What Polish farmers are afraid of
For Ukrainians, ‘Polish farmers’ are now largely associated with the events of 2024 — border blockades, delays to lorries, and Ukrainian grain being dumped. However, it is increasingly clear that building dialogue with neighbours through confrontation is counterproductive.
Taras Kachka, Deputy Prime Minister for European Integration, recently stated at a public event in Kyiv: “We are ready to find a balance that allows us to avoid creating any obstacles or even fears for Polish or French farmers, or indeed for all farmers in the European Union.”
But to what extent are Polish farmers’ attitudes towards Ukraine’s EU accession — and their concerns about price competition — based on objective data, and to what extent are they shaped by emotion and political narratives? And will it be possible to strike this balance?
Polish farmers are driven primarily by uncertainty, explains Sławomir Kalinowski. This stems from a combination of factors that lead them to perceive Ukraine’s accession to the EU as a potential threat.
Furthermore, commodity prices are currently falling in Poland and across the EU, meaning that Ukraine’s predominantly commodity-based agricultural sector is seen as an additional source of pressure.
“It is not so much that our farmers do not want to see Ukraine in the EU, but rather that they are driven by uncertainty about the future,” the analyst explains.
Profitability in the production of cereals and oilseeds is relatively low, and any market fluctuations tend to amplify fears and perceptions of risk.
“In terms of trade between Ukraine and Poland, we generally observe a surplus: we export more to Ukraine than we import.

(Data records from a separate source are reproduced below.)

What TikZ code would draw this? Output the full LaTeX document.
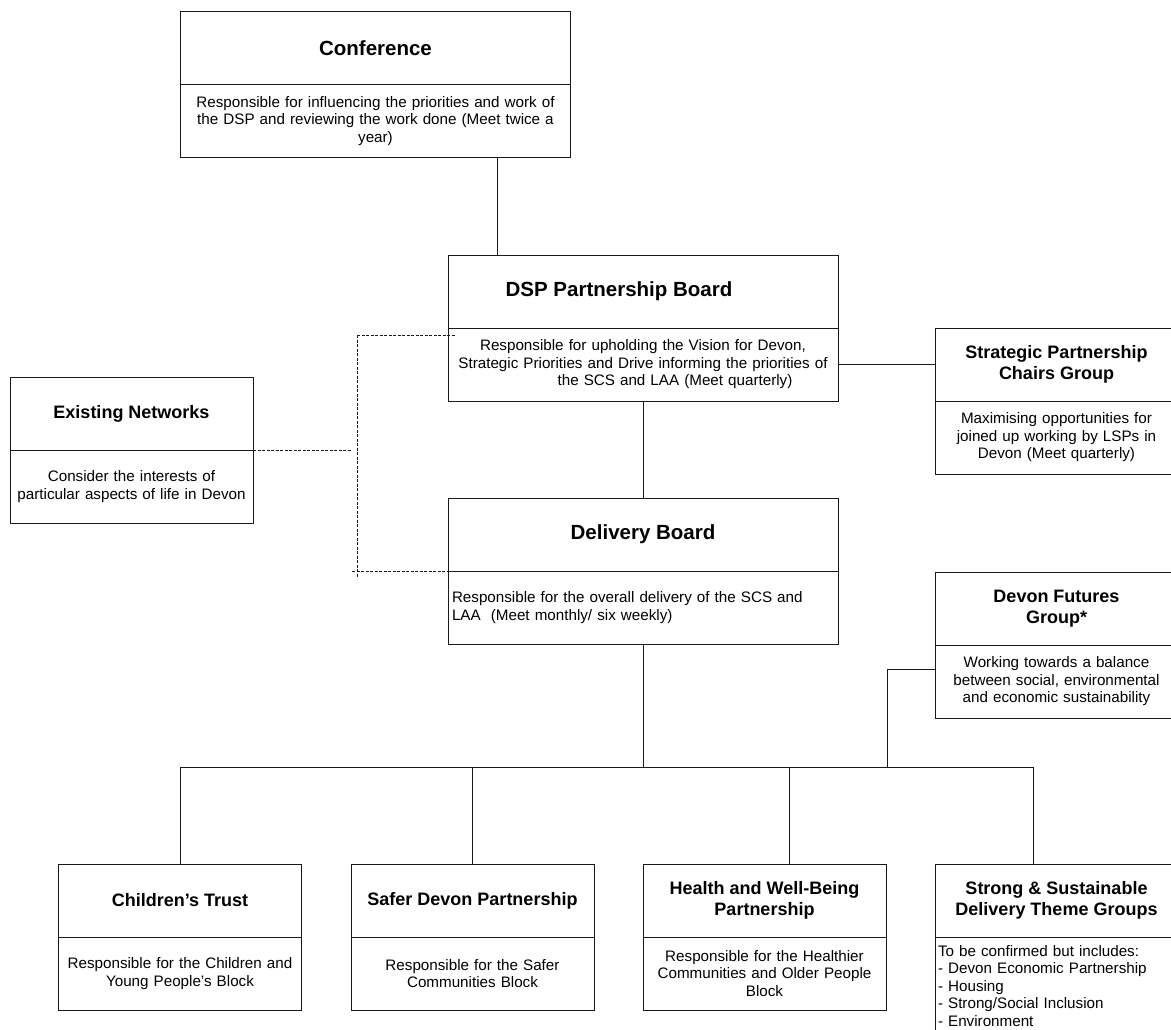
\documentclass[tikz,border=0pt]{standalone}
\usepackage{fontspec}
\setmainfont{Liberation Sans}
\usepackage{tikz}
\usetikzlibrary{positioning}
\definecolor{BoxLine}{gray}{0.1}

\begin{document}
\begin{tikzpicture}[x=1pt, y=-1pt,
    bighead/.style={
      rectangle,
      draw=BoxLine,
      line width=0.9pt,
      outer sep=0pt,
      inner sep=0pt,
      minimum width=390pt,
      minimum height=73pt,
      align=center,
      font=\fontsize{20.5}{24}\selectfont\bfseries
    },
    bigtext/.style={bighead, text width=382pt, font=\fontsize{15.2}{17.5}\selectfont},
    sidehead/.style={bighead, minimum width=243pt, font=\fontsize{18}{20.5}\selectfont\bfseries},
    sidetext/.style={sidehead, text width=237pt, font=\fontsize{15.2}{17.5}\selectfont},
    link/.style={draw=BoxLine, line width=0.9pt},
    netlink/.style={link, dash pattern=on 3pt off 1.5pt}
  ]
  \useasboundingbox[fill=white] (0,0) rectangle (1171,1029);

  % top of the structure
  \node[bighead] (conf) at (375.5,48) {Conference};
  \node[bigtext, below=0pt of conf] (conf-d) {Responsible for influencing the priorities and work of\\the DSP and reviewing the work done (Meet twice a\\year)};

  \node[bighead] (dsp) at (643,291.5) {DSP Partnership Board\hspace*{48pt}};
  \node[bigtext, below=0pt of dsp] (dsp-d) {Responsible for upholding the Vision for Devon,\\Strategic Priorities and Drive informing the priorities of\\\hspace*{64pt}the SCS and LAA (Meet quarterly)};

  \node[bighead] (deliv) at (643,534.5) {Delivery Board};
  \node[bigtext, below=0pt of deliv, align=left] (deliv-d) {Responsible for the overall delivery of the SCS and\\LAA\ \ (Meet monthly/ six weekly)};

  % side groups
  \node[sidehead] (exist) at (131.5,413.5) {Existing Networks};
  \node[sidetext, below=0pt of exist] (exist-d) {Consider the interests of\\particular aspects of life in Devon};

  \node[sidehead] (chairs) at (1056.5,364.5) {Strategic Partnership\\Chairs Group};
  \node[sidetext, below=0pt of chairs] (chairs-d) {Maximising opportunities for\\joined up working by LSPs in\\Devon (Meet quarterly)};

  \node[sidehead] (futures) at (1056.5,608.5) {Devon Futures\\Group*};
  \node[sidetext, below=0pt of futures] (futures-d) {Working towards a balance\\between social, environmental\\and economic sustainability};

  % delivery partnerships
  \node[sidehead] (child) at (180,900.5) {Children’s Trust};
  \node[sidetext, below=0pt of child] (child-d) {Responsible for the Children and\\Young People’s Block};

  \node[sidehead] (safer) at (472.5,900.5) {Safer Devon Partnership};
  \node[sidetext, below=0pt of safer] (safer-d) {Responsible for the Safer\\Communities Block};

  \node[sidehead] (health) at (764.5,900.5) {Health and Well-Being\\Partnership};
  \node[sidetext, below=0pt of health] (health-d) {Responsible for the Healthier\\Communities and Older People\\Block};

  \node[sidehead] (strong) at (1056.5,900.5) {Strong \& Sustainable\\Delivery Theme Groups};
  \node[sidetext, below=0pt of strong, align=left, minimum height=98pt] (strong-d) {To be confirmed but includes:\\- Devon Economic Partnership\\- Housing\\- Strong/Social Inclusion\\- Environment};

  \coordinate (netT) at (357,335);
  \coordinate (netB) at (357,578);
  \coordinate (busL) at (180,767);
  \coordinate (busR) at (1033,767);
  \coordinate (busF) at (887,767);

  \draw[link] ([xshift=121.5pt]conf-d.south) -- ([xshift=121.5pt]conf-d.south |- dsp.north);
  \draw[link] (dsp-d.south) -- (deliv.north);
  \draw[link] (dsp-d.east) -- (chairs.west);
  \draw[link] (deliv-d.south) -- (deliv-d.south |- busL);
  \draw[link] ([yshift=12pt]futures-d.west) -| (busF);
  \draw[link] (busL) -- (busR);
  \draw[link] (busL) -- (child.north);
  \draw[link] (safer.north |- busL) -- (safer.north);
  \draw[link] ([xshift=24.5pt]health.north |- busL) -- ([xshift=24.5pt]health.north);
  \draw[link] (busR) -- (busR |- strong.north);

  % dashed links to the existing networks
  \draw[netlink] (exist.south east) -- ([xshift=-5pt]exist.south east -| netT);
  \draw[netlink] (netT) -- (netB);
  \draw[netlink] (netT) -- ([xshift=7pt]netT -| dsp.west);
  \draw[netlink] ([xshift=-5pt]netB |- deliv.south west) -- (deliv.south west);
\end{tikzpicture}
\end{document}
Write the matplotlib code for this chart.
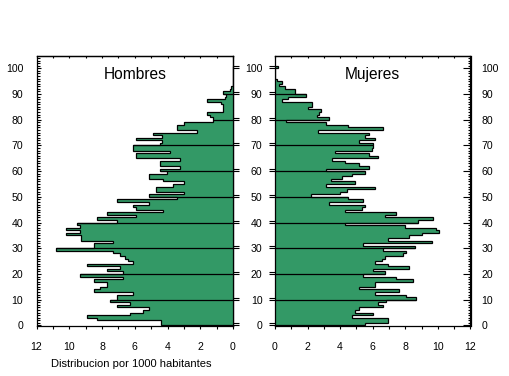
import numpy as np
import matplotlib
matplotlib.use("Agg")
import matplotlib.pyplot as plt
from matplotlib.ticker import MultipleLocator, FixedLocator, NullFormatter

plt.rcParams['font.family'] = ['Liberation Sans', 'DejaVu Sans']

# ---------------- data (per 1000 inhabitants, single-year ages 0..100) -------------
edades = np.arange(0, 101)

hombres = [
    4.4, 4.4, 8.3, 8.9, 6.3, 5.5, 5.1, 7.1, 6.3, 7.5,      # 0-9
    7.1, 7.1, 6.1, 8.5, 8.1, 7.7, 7.7, 8.5, 6.7, 9.35,     # 10-19
    6.7, 7.7, 6.9, 8.9, 6.1, 6.4, 6.6, 6.9, 7.3, 10.8,     # 20-29
    8.5, 8.5, 7.3, 9.3, 9.3, 10.2, 9.35, 10.2, 9.35, 9.55, # 30-39
    7.1, 8.3, 5.9, 7.7, 4.3, 5.9, 6.1, 5.1, 7.1, 3.4,      # 40-49
    5.1, 3.0, 4.7, 4.7, 3.65, 3.0, 4.3, 5.1, 5.1, 4.05,    # 50-59
    4.45, 3.25, 4.45, 4.45, 3.25, 5.9, 5.9, 3.85, 6.1, 6.1,# 60-69
    4.45, 4.35, 5.9, 4.35, 4.9, 2.2, 3.4, 3.4, 3.0, 1.2,   # 70-79
    1.2, 1.4, 1.6, 0.6, 0.6, 0.6, 0.75, 1.6, 0.5, 0.4,     # 80-89
    0.6, 0.2, 0.15, 0, 0, 0, 0, 0, 0, 0,                   # 90-99
    0,                                                     # 100
]

mujeres = [
    5.55, 6.95, 6.95, 4.75, 6.0, 4.9, 5.15, 6.6, 6.35, 6.8,   # 0-9
    8.65, 8.05, 6.15, 7.6, 5.15, 6.15, 6.15, 8.45, 7.45, 5.4, # 10-19
    6.75, 6.0, 8.2, 6.95, 6.15, 6.55, 6.75, 7.85, 8.05, 6.65, # 20-29
    8.6, 5.4, 9.65, 6.95, 8.2, 9.05, 10.05, 9.9, 8.0, 4.3,    # 30-39
    8.8, 9.7, 6.75, 7.45, 4.3, 5.35, 5.55, 3.3, 5.4, 4.5,     # 40-49
    2.2, 4.0, 4.4, 6.15, 3.1, 4.9, 3.45, 4.1, 4.7, 5.55,      # 50-59
    3.1, 5.75, 5.15, 4.3, 3.5, 6.35, 5.75, 3.7, 5.95, 6.0,    # 60-69
    6.0, 5.15, 6.15, 5.55, 5.75, 2.65, 6.6, 4.5, 3.1, 0.65,   # 70-79
    3.3, 2.6, 2.7, 2.85, 2.05, 2.25, 2.25, 0.4, 0.8, 1.9,     # 80-89
    1.25, 1.25, 0.6, 0.25, 0.4, 0.15, 0, 0, 0, 0,             # 90-99
    0.2,                                                      # 100
]

titulos = ["Hombres", "Mujeres"]
xticks_vals = [0, 2, 4, 6, 8, 10, 12]
yticks_vals = list(range(0, 101, 10))
xlabel_txt = "Distribucion por 1000 habitantes"

# ---------------- styling ---------------------------------------------------------
VERDE = "#339966"
W, H = 509, 376
fig = plt.figure(figsize=(W / 100, H / 100), dpi=100)


def rect(x0, y0, x1, y1):
    return [x0 / W, 1 - y1 / H, (x1 - x0) / W, (y1 - y0) / H]


axL = fig.add_axes(rect(36.5, 56, 233, 326))
axR = fig.add_axes(rect(275, 56, 470.5, 326))

edges = np.append(edades, edades[-1] + 1)
FS_TICK = 7.6
LW = 0.9

for ax, vals, titulo in ((axL, hombres, titulos[0]), (axR, mujeres, titulos[1])):
    v = np.asarray(vals, dtype=float)
    ax.stairs(v, edges, orientation="horizontal", fill=True,
              facecolor=VERDE, edgecolor="none", baseline=0)
    ax.stairs(v, edges, orientation="horizontal", fill=False,
              edgecolor="black", linewidth=LW, baseline=0)
    # decade lines across the bars
    for k in range(10, 100, 10):
        ax.hlines(k, 0, max(v[k - 1], v[k]), color="black", linewidth=LW)
    ax.set_ylim(-0.2, 104.8)
    ax.text(0.5, 0.93, titulo, transform=ax.transAxes, ha="center",
            va="center", fontsize=11.2)
    for s in ax.spines.values():
        s.set_linewidth(LW)
    # bottom x ticks
    ax.xaxis.set_major_locator(FixedLocator(xticks_vals))
    ax.xaxis.set_minor_locator(MultipleLocator(1))
    ax.tick_params(axis="x", which="both", direction="out", length=2.4,
                   width=0.8, top=False, labelsize=FS_TICK, pad=9)
    # top x ticks (inward)
    sx = ax.secondary_xaxis("top")
    sx.xaxis.set_major_locator(MultipleLocator(1))
    sx.tick_params(axis="x", which="both", direction="in", length=1.7,
                   width=0.8, labeltop=False)
    sx.spines["top"].set_linewidth(LW)

axL.set_xlim(12, 0)
axR.set_xlim(0, 12)

# ----- left panel y axis: labels on left, ticks inward; outward doubled ticks on right
axL.yaxis.set_major_locator(FixedLocator(yticks_vals))
axL.yaxis.set_minor_locator(MultipleLocator(1))
axL.tick_params(axis="y", which="major", direction="in", length=3.2, width=0.8,
                left=True, right=False, labelsize=FS_TICK, pad=9.5)
axL.tick_params(axis="y", which="minor", direction="in", length=1.8, width=0.8,
                left=True, right=False)
syL = axL.secondary_yaxis("right")
syL.yaxis.set_major_locator(FixedLocator(yticks_vals))
syL.yaxis.set_minor_locator(FixedLocator([t + 0.8 for t in yticks_vals]))
syL.tick_params(axis="y", which="both", direction="out", length=4.3, width=0.8,
                labelright=False)
syL.spines["right"].set_linewidth(LW)

# ----- right panel y axis: outward doubled ticks + labels on left; inward ticks + labels on right
axR.yaxis.set_major_locator(FixedLocator(yticks_vals))
axR.yaxis.set_minor_locator(FixedLocator([t + 0.8 for t in yticks_vals]))
axR.tick_params(axis="y", which="both", direction="out", length=4.3, width=0.8,
                left=True, right=False, labelsize=FS_TICK, pad=4.8)
syR = axR.secondary_yaxis("right")
syR.yaxis.set_major_locator(FixedLocator(yticks_vals))
syR.yaxis.set_minor_locator(MultipleLocator(1))
syR.tick_params(axis="y", which="major", direction="in", length=5.8, width=0.8,
                labelsize=FS_TICK, pad=8)
syR.tick_params(axis="y", which="minor", direction="in", length=2.2, width=0.8)
syR.spines["right"].set_linewidth(LW)

fig.text(131.5 / W, 1 - 364 / H, xlabel_txt, ha="center", va="center",
         fontsize=8)

fig.savefig("out.png", dpi=100)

However, in the grain sector (and, to some extent, in oilseeds — which we do not significantly specialise in), the situation is less favourable for us,” says Kalinowski.
Poland produces around 35 million tonnes of grain annually, whilst consuming 26 million tonnes — creating a surplus. In such conditions, any additional supply entering the market, including from Ukraine, may be perceived as a threat.
Is there evidence that Ukrainian imports are systematically displacing Polish products from the EU market?
As the analyst explains, Polish farmers, as a social group, are more often guided by perception than by precise data. Against the backdrop of falling grain prices and rising production costs, they do not require concrete examples or clear evidence of competition to experience anxiety.
“This tension is simply in the air. Everyone remembers that when the full-scale war began, around five million tonnes of grain ended up in Poland and what the consequences were (the large volume of Ukrainian grain remaining in Poland led to a crisis in the agricultural market, triggered farmers’ protests, and overburdened the logistics system. — Ed.),” he says. “Responsibility lay on both sides: firstly with the sellers, and secondly with those who were supposed to transport the grain onwards, yet insisted it had not remained in Poland.”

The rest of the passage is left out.